Design is perceived by most people to be a discipline where the designer has good control on what he does and the results he wants. The whole design process is something that exist to allow you to create something under certain guiding principles, right?
Well, not entirely, and recently I found a good example.
The other day I stumbled on a nice article on Google+, this one:
I might be wrong (please point me to a good source if I am), but I don’t think that any designer in Google ever thought about this. But this nonetheless happened: Google+ (at least right now) is a good platform to publish comics.
Why things like this happen? Because design doesn’t exist in vacuum, but it has to confront daily with the users, and the users, both as individuals and as a group, are complex systems.

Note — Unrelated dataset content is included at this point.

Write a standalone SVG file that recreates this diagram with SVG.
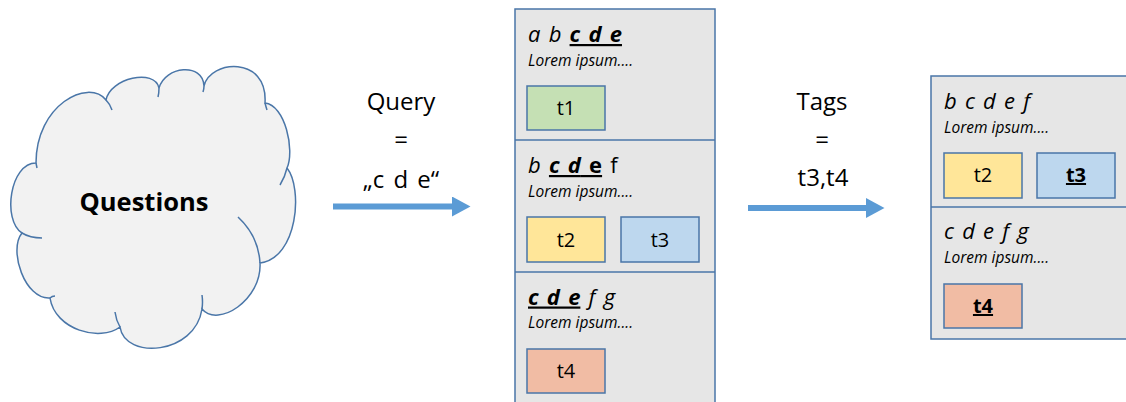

So, when you design something you can always predict the end result to a certain extent, and that’s exactly why testing is so important. So important in fact that you shouldn’t design without testing, it’s inherent in it, being that web design, industrial design or else.
This time, the platform turned out to be also very well suited to create online comics, a kind of “discovery” that was found by the users and emerged naturally from an interaction model that was born to support other uses. Things like this happen more often than thought, another recent example was the Facebook profile page pictures hijacking, and not always are good things.
Of course, this specific case might be just an enthusiast user and not a widespread understanding, however, it’s exactly the right kind of weak signals that can be correctly read and acted upon.
The important thing here isn’t to predict these emerging features, but to see that and encourage or discourage them through an iterative design process.